The business cards he had printed, the trail maps he had marked, the equipment he had carefully selected—all of it sits unused, monuments to dreams that died not because they were impossible, but because one woman decided that Cody's life wasn't worth the cost of utilities or allowing him to protect himself.
But perhaps the most heartbreaking truth of all is this: Cody's death was completely preventable. His landlord could have provided electricity. She could have fixed his water with a simple repair. She could have allowed him to use a generator to save his own life. Instead, she chose to let him die, apparently comfortable with the blood on her hands.

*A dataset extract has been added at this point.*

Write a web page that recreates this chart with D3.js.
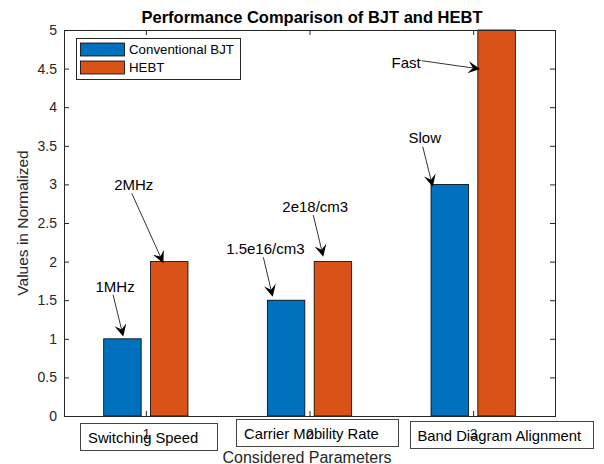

Cody Sorenson was not just a statistic, not just another casualty of a harsh winter. He was a man with dreams, with plans, with people who loved him and depended on him. He was a father who wanted to build something beautiful for his daughter, a horseman who understood that true partnership between human and animal requires dedication and sacrifice, a dreamer who saw the potential for sharing Montana's wild beauty with others.
And he was a tenant who trusted that his landlord would respect his basic right to survive.
Now we stand at his grave, holding the pieces of a life cut short not by natural disaster, but by human cruelty. We carry the weight of dreams that will never be fulfilled because one person decided that power wasn't worth life.
His memory demands justice. His daughter deserves a world where landlords cannot legally murder their tenants through deliberate neglect. His dreams, though unfulfilled, can still inspire us to build the kind of society where the Codys of the world are protected from the predators who see them as nothing more than income streams.
The Montana wilderness that Cody loved so much is still there, still beautiful, still calling to those who seek adventure and meaning in its vast expanses. But it will forever be diminished by his absence, forever marked by the tragedy of a good man who died not because the mountains were too dangerous, but because his landlord decided his life was expendable.
Cody Sorenson should still be here, living his dreams, raising his daughter, and sharing his love for the wild country that made him who he was. Instead, we are left with grief, with anger, and with an unshakeable determination to honor his memory by ensuring that his killer faces justice and that no other tenant dies the way he did.
His story is not just about tragedy—it is about murder disguised as landlord negligence, about the urgent need for accountability, and about a world where those who hold power over basic human needs cannot use that power to kill with impunity.
Cody died alone in that truck, holding lease papers that his landlord had turned into his death warrant. But his death will not be in vain if we ensure that she—and others like her—face the consequences of their deadly indifference.